Why Agile Is a Double-Edged Sword When It Comes to Quality

King Arthur's sword in the rock

When new methodologies or concepts gain steam (and approach the point of universal acclaim), you assume that implementing them will help just about every aspect of your organization. Whenever you hear someone preach the good word of agile, you’re told about integrating development and testing, pushing out releases much more quickly, and better overall team communication.

And when it comes to quality, agile very often leads to better applications and just stronger testing overall. However, the rapidity of agile can make it even more difficult to keep up with bugs since you’re iterating at speeds teams often just aren’t used to.

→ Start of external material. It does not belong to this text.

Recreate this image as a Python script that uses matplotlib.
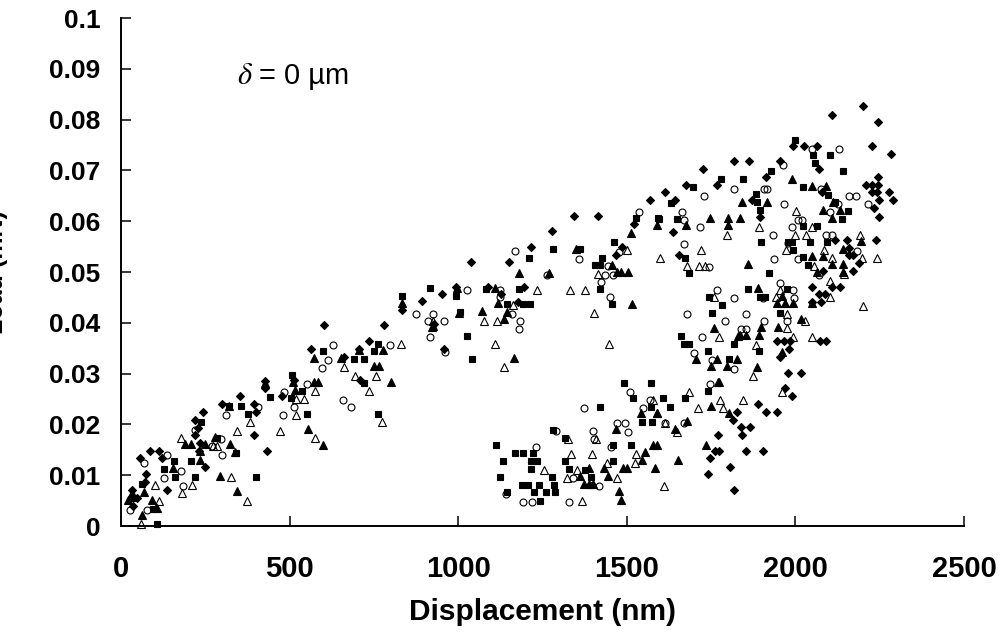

Speaking in an interview with StickyMinds, Sam Kaufman, the founder and CTO of BugReplay, explained why agile (and DevOps) can lead to plenty of bugs slipping through the cracks.

“Agile is definitely a double-edged sword in regards to bugs. Just the name says a lot about the actual goal, which is shipping a lot of software, fast,” Kaufman detailed. “There’s simply no way to ship software fast without also shipping bugs.”

That speed is a key reason why agile isn’t automatic—it takes time, effort, patience, and proper coaching in order to successfully implement. Kaufman went on to point out just how many bug fixes you now see in an average application’s latest update.

“For example, if you look at the Chromium project’s changelog, each release is packed with bug fixes, meaning that the previous releases introduced bugs that merited fixing despite the fact that they place a high priority on unit and automated testing,” Kaufman continued. “Rapid development is why a lot of agile shops do focus on writing tests, which do go a long way towards catching bugs before they hit production.”

Thankfully, as we continue to better understand agile and DevOps, we’ll continue to create solutions that spot these bugs and quality concerns before they become problems. As Kaufman explains, a new wave of DevOps software for application performance monitoring (such as New Relic and Sentry) are allowing teams to pinpoint these anomalies within the early stages of software releases.

Agile, for most software teams, is a net positive. However, you need to be aware of what that speed can do in terms of quality and find solutions before you start letting too many bugs break through.